Illustration of Triboelectric series

1757 Triboelectric series

The book of science

Tom Sharp

Johan Carl Wilcke tribology Illustration of Triboelectric series

Triboelectric series

A material, when pressed or rubbed against another, either picks up a negative static electric charge or loses its own with varying strength. Therefore, you can assemble a series of materials so that the next one gains from the one before it, and gradually accumulate more and more electric charge.

Electrophorus

Johan Carl Wilcke invented it. Alessandro Volta improved it and named it “electricity bearer.” Rub a plate of wax with fur to give it a negative charge. Rest a metal plate on the wax to separate its charges. Touch the top of the metal plate to drain off its negative charge.
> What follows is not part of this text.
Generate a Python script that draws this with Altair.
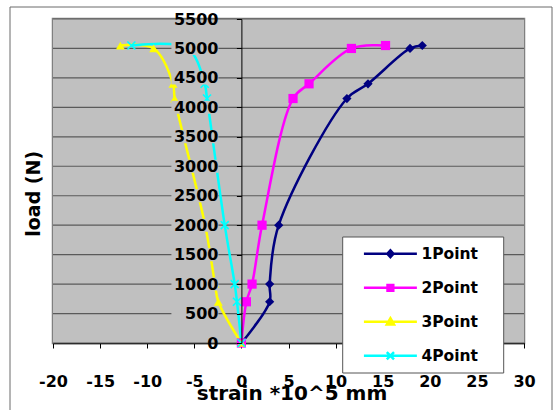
import altair as alt
import pandas as pd

# ---- data ---------------------------------------------------------------
series_names = ["1Point", "2Point", "3Point", "4Point"]
series_colors = ["#000080", "#FF00FF", "#FFFF00", "#00FFFF"]

loads = [0, 700, 1000, 2000, 4150, 4400, 5000, 5050]
strain_1point = [0, 3.0, 3.0, 3.96, 11.2, 13.44, 17.9, 19.2]
strain_2point = [0, 0.53, 1.13, 2.19, 5.48, 7.18, 11.68, 15.3]
strain_3point = [0, -2.45, -2.8, -3.85, -7.08, -7.26, -9.31, -12.85]
strain_4point = [0, -0.47, -0.71, -1.77, -3.65, -3.9, -5.7, -11.68]

x_tick_values = list(range(-20, 35, 5))
y_tick_values = list(range(0, 6000, 500))

rows = []
for name, strains in zip(series_names,
                         [strain_1point, strain_2point, strain_3point, strain_4point]):
    for step, (s, load) in enumerate(zip(strains, loads)):
        rows.append({"series": name, "strain": s, "load": load, "step": step})
df = pd.DataFrame(rows)
grid_df = pd.DataFrame({"load": y_tick_values})
one_row = pd.DataFrame({"k": [0]})

# ---- geometry / style ---------------------------------------------------
W, H = 471, 324
X_MIN, X_MAX, Y_MAX = -20, 30, 5500
PAD_LEFT, PAD_TOP = 53, 19
axis_shift = W * (0 - X_MIN) / (X_MAX - X_MIN)   # pixel position of strain = 0
FONT = "DejaVu Sans"
PLOT_BG = "#C0C0C0"
PLAIN_LABEL = "datum.value + ''"   # plain integers with an ASCII minus sign

x_scale = alt.Scale(domain=[X_MIN, X_MAX], nice=False, zero=False)
y_scale = alt.Scale(domain=[0, Y_MAX], nice=False)
color_scale = alt.Scale(domain=series_names, range=series_colors)

x_axis = alt.Axis(
    values=x_tick_values, title="strain *10^5 mm", grid=False, labelExpr=PLAIN_LABEL,
    domainColor="black", domainWidth=1.5, tickColor="black", tickSize=5,
    labelFont=FONT, labelFontSize=16, labelFontWeight="bold", labelColor="black",
    labelPadding=25, labelFlush=False, labelOverlap=False,
    titleFont=FONT, titleFontSize=20, titleFontWeight="bold", titleColor="black",
    titleX=W / 2 + 3, titleY=56, titleBaseline="alphabetic",
)
y_axis = alt.Axis(
    values=y_tick_values, title="load (N)", grid=False, labelExpr=PLAIN_LABEL,
    offset=-axis_shift, zindex=1,
    domainColor="black", domainWidth=1, tickColor="black", tickSize=5,
    labelFont=FONT, labelFontSize=16, labelFontWeight="bold", labelColor="black",
    labelPadding=18.4, labelOverlap=False,
    titleFont=FONT, titleFontSize=19, titleFontWeight="bold", titleColor="black",
    titleX=33.8 - PAD_LEFT - axis_shift, titleY=174.3, titleAngle=270,
    titleAlign="center", titleBaseline="middle",
)

# legend symbols: a line segment with the series marker (stroked only)
legend_paths = [
    "M-3.31,0H3.31M0,-0.42L0.38,0L0,0.42L-0.38,0ZM0,-0.15L0.13,0L0,0.15L-0.13,0Z",
    "M-3.31,0H3.31M-0.36,-0.36H0.36V0.36H-0.36ZM-0.1,-0.1H0.1V0.1H-0.1Z",
    "M-3.31,0H3.31M0,-0.45L0.45,0.33H-0.45ZM0,-0.1L0.12,0.12H-0.12Z",
    "M-3.31,0H3.31M-0.45,-0.45L0.45,0.45M-0.45,0.45L0.45,-0.45",
]
legend_def = alt.Legend(
    title=None, orient="none", legendX=327.9, legendY=225.3,
    padding=0, rowPadding=16, labelOffset=21.5,
    symbolSize=256, symbolStrokeWidth=2.5,
    labelFont=FONT, labelFontSize=15.5, labelFontWeight="bold", labelColor="black",
)

x_enc = alt.X("strain:Q", scale=x_scale, axis=x_axis)
y_enc = alt.Y("load:Q", scale=y_scale, axis=y_axis)
color_enc = alt.Color("series:N", scale=color_scale, legend=legend_def)

# plot-area fill
plot_bg = alt.Chart(one_row).mark_rect(fill=PLOT_BG).encode(
    x=alt.value(0), x2=alt.value(W), y=alt.value(0), y2=alt.value(H)
)

# horizontal gridlines
grid = alt.Chart(grid_df).mark_rule(color="#5a5a5a", strokeWidth=1.2).encode(y=y_enc)

# smoothed series lines
lines = alt.Chart(df).mark_line(interpolate="catmull-rom", strokeWidth=2.5).encode(
    x=x_enc, y=y_enc, color=color_enc, order=alt.Order("step:Q"),
)


def marker_layer(name, **mark_kw):
    return alt.Chart(df).transform_filter(alt.datum.series == name).mark_point(
        opacity=1, **mark_kw
    ).encode(x=x_enc, y=y_enc, color=color_enc)


markers = [
    marker_layer("1Point", shape="diamond", filled=True, size=85),
    marker_layer("2Point", shape="square", filled=True, size=85),
    marker_layer("3Point", shape="triangle-up", filled=True, size=80),
    marker_layer("4Point", shape="M-1,-1L1,1M-1,1L1,-1", filled=False, size=64,
                 strokeWidth=1.6),
]

# opaque backing behind the load labels that sit inside the plot
label_backs = alt.Chart(grid_df).transform_filter(
    (alt.datum.load > 0) & (alt.datum.load < Y_MAX)
).mark_tick(
    orient="horizontal", size=47, thickness=13, color=PLOT_BG, opacity=1, xOffset=-46.5
).encode(
    x=alt.XDatum(0, axis=x_axis),
    y=y_enc,
)

# legend panel
legend_panel = alt.Chart(one_row).mark_rect(
    fill="white", stroke="#555555", strokeWidth=1
).encode(
    x=alt.value(289.7), x2=alt.value(450.7), y=alt.value(218), y2=alt.value(354)
)

# legend entries (no marks drawn, only the legend)
legend_layer = alt.Chart(df).transform_filter("false").mark_point(
    filled=False, opacity=1, strokeWidth=2.5
).encode(
    color=color_enc,
    shape=alt.Shape("series:N", scale=alt.Scale(domain=series_names, range=legend_paths),
                    legend=legend_def),
)

# outer chart frame
frame = alt.Chart(one_row).mark_rect(
    fill="white", fillOpacity=0, stroke="#6a6a6a", strokeWidth=1
).encode(
    x=alt.value(10 - PAD_LEFT), x2=alt.value(552 - PAD_LEFT),
    y=alt.value(7 - PAD_TOP), y2=alt.value(430 - PAD_TOP),
)

chart = alt.layer(
    plot_bg, grid, lines, *markers, label_backs, legend_panel, legend_layer, frame
).properties(
    width=W, height=H,
    autosize=alt.AutoSizeParams(type="none"),
    padding={"left": PAD_LEFT, "top": PAD_TOP, "right": 555 - PAD_LEFT - W,
             "bottom": 410 - PAD_TOP - H},
).configure(
    background="white"
).configure_view(
    fill=PLOT_BG, stroke="#808080", strokeWidth=2.5
)

chart.save("out.html", embed_options={"renderer": "svg", "actions": False})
Lift the metal plate with its insulated handle and use its remaining positive charge. Georg Christoph Lichtenberg made a big one, and used it to create branching discharge patterns.

Static

Benjamin Franklin and Henry Cavendish did just fine with only static electricity to experiment with. We receive radio static driving miles and miles from the stations’ broadcast towers. The energy of a group that does what it does because it has always done it will eventually drain completely away. Touch ground before handling electronic parts. A stray spark can fry their delicate components. If lovers describe their attraction as “electricity,” are their charges static and opposite?

The title of Johan Carl Wilcke’s thesis in 1757 is Disputatio physica experimentalis, de electricitatibus contrariis. For his triboelectric series, he listed smooth glass (producing the most positive charge), wool, quills, wood, paper, sealing wax, white wax, rough glass, lead, sulfur, and metals other than lead (producing the most negative charge).